A training program is a discrete event with a beginning and an end. Curiosity, however, is a compounding asset. A curious organization attracts talent that values growth, and it retains that talent because development is woven into the fabric of the daily experience. In these environments, learning is not a department or a line item; it is a culture.
This cultural shift is built one conversation at a time. It is the result of thousands of small, consistent interactions where curiosity is rewarded over certainty. The producer’s seat reveals that the most effective leaders are those who protect these conversations and recognize that the human exchange of ideas is the ultimate competitive advantage.
Analysis of Implications for 2026 and Beyond
The findings from these behind-the-scenes observations suggest a period of "creative destruction" for traditional L&D. As we move toward 2026, the focus will likely shift toward "Performance Consulting," where L&D professionals act as business partners rather than content creators.
The implications are clear:
- Budget Realignment: We should expect a shift in capital allocation from content libraries to "leadership development for managers," focusing on their role as the primary drivers of the "70" in the 70-20-10 model.
- The Death of the "Course": The traditional 60-minute e-learning module is being replaced by "learning in the flow of work," utilizing podcasts, short-form video, and AI-enabled just-in-time support.
- Cultural Audits: Organizations will increasingly be measured not by their "Best Places to Work" scores, but by their "Psychological Safety" and "Curiosity" indices, which are better predictors of long-term adaptability.

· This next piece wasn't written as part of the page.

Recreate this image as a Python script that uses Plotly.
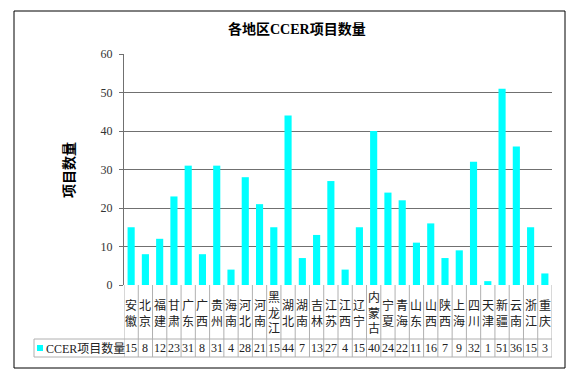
import plotly.graph_objects as go

regions = ["安徽", "北京", "福建", "甘肃", "广东", "广西", "贵州", "海南", "河北", "河南",
           "黑龙江", "湖北", "湖南", "吉林", "江苏", "江西", "辽宁", "内蒙古", "宁夏", "青海",
           "山东", "山西", "陕西", "上海", "四川", "天津", "新疆", "云南", "浙江", "重庆"]
counts = [15, 8, 12, 23, 31, 8, 31, 4, 28, 21,
          15, 44, 7, 13, 27, 4, 15, 40, 24, 22,
          11, 16, 7, 9, 32, 1, 51, 36, 15, 3]
series_name = "CCER项目数量"
title_text = "各地区CCER项目数量"
y_title = "项目数量"
y_ticks = [0, 10, 20, 30, 40, 50, 60]

# page draws the figure with an 8px body offset
OFF = 8
W, H = 583 - OFF, 378 - OFF
PL, PR, PT, PB = 124, 552, 54, 285  # plot area in window pixels
L, R, T, B = PL - OFF, 583 - PR, PT - OFF, 378 - PB
pw = PR - PL
ph = PB - PT

def px(xp):
    return (xp - PL) / pw

def py(yp):
    return (PB - yp) / ph

FONT = "Liberation Serif, Noto Sans CJK SC, serif"
CJK = "Noto Sans CJK SC, Liberation Serif, serif"
BAR_COLOR = "#00FFFF"

idx = list(range(len(regions)))

fig = go.Figure()
fig.add_trace(go.Bar(
    x=idx, y=counts, name=series_name, width=0.5,
    marker=dict(color=BAR_COLOR, line=dict(width=0)),
    showlegend=False,
))

shapes = []
# outer border
shapes.append(dict(type="rect", xref="paper", yref="paper",
                   x0=px(14), x1=px(565), y0=py(368), y1=py(11),
                   line=dict(color="#000000", width=1), layer="below"))
tbl_col = "#b0b0b0"
y_cat_bot = py(339)
y_val_bot = py(357)
# table vertical lines
for i in range(len(regions) + 1):
    shapes.append(dict(type="line", xref="x", yref="paper",
                       x0=i - 0.5, x1=i - 0.5, y0=0, y1=y_val_bot,
                       line=dict(color=tbl_col, width=1)))
# horizontal lines
shapes.append(dict(type="line", xref="paper", yref="paper",
                   x0=px(34), x1=1, y0=y_cat_bot, y1=y_cat_bot,
                   line=dict(color=tbl_col, width=1)))
shapes.append(dict(type="line", xref="paper", yref="paper",
                   x0=px(34), x1=1, y0=y_val_bot, y1=y_val_bot,
                   line=dict(color=tbl_col, width=1)))
shapes.append(dict(type="line", xref="paper", yref="paper",
                   x0=px(34), x1=px(34), y0=y_cat_bot, y1=y_val_bot,
                   line=dict(color=tbl_col, width=1)))
# legend key square
shapes.append(dict(type="rect", xref="paper", yref="paper",
                   x0=px(37), x1=px(43), y0=py(351), y1=py(345),
                   fillcolor=BAR_COLOR, line=dict(width=0)))

annotations = []
for i, (r, v) in enumerate(zip(regions, counts)):
    annotations.append(dict(xref="x", yref="paper", x=i, y=py(312),
                            text="<br>".join(list(r)), showarrow=False,
                            font=dict(family=CJK, size=12, color="#222"),
                            yanchor="middle", xanchor="center"))
    annotations.append(dict(xref="x", yref="paper", x=i, y=py(348),
                            text=str(v), showarrow=False,
                            font=dict(family=FONT, size=12, color="#222"),
                            yanchor="middle", xanchor="center"))
annotations.append(dict(xref="paper", yref="paper", x=px(44), y=py(348),
                        text=series_name, showarrow=False,
                        font=dict(family=FONT, size=12, color="#222"),
                        xanchor="left", yanchor="middle"))
annotations.append(dict(xref="paper", yref="paper", x=px(297), y=py(29),
                        text="<b>" + title_text + "</b>", showarrow=False,
                        font=dict(family=FONT, size=14, color="#000"),
                        xanchor="center", yanchor="middle"))
annotations.append(dict(xref="paper", yref="paper", x=px(68), y=py(170),
                        text="<b>" + y_title + "</b>", showarrow=False, textangle=-90,
                        font=dict(family=CJK, size=14, color="#000"),
                        xanchor="center", yanchor="middle"))

fig.update_layout(
    width=W, height=H,
    margin=dict(l=L, r=R, t=T, b=B, autoexpand=False),
    paper_bgcolor="white", plot_bgcolor="white",
    shapes=shapes, annotations=annotations,
    showlegend=False,
    xaxis=dict(range=[-0.5, len(regions) - 0.5], showticklabels=False,
               showgrid=False, zeroline=False, ticks="", showline=False, fixedrange=True),
    yaxis=dict(range=[0, 60], tickvals=y_ticks, showgrid=True, gridcolor="#707070",
               gridwidth=1, zeroline=False, showline=True, linecolor="#707070",
               ticks="outside", ticklen=4, tickcolor="#707070", ticklabelstandoff=4,
               tickfont=dict(family=FONT, size=12, color="#333")),
)

fig.write_html("out.html")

The work of building a learning organization is often slow, unglamorous, and deeply personal. It does not begin with the launch of a new platform or a global rollout of a new curriculum. As the view from the producer’s seat confirms, it begins with a single, honest conversation. The question for 2026 is not whether organizations value learning, but whether they are willing to do the hard work of creating the conditions that make it possible.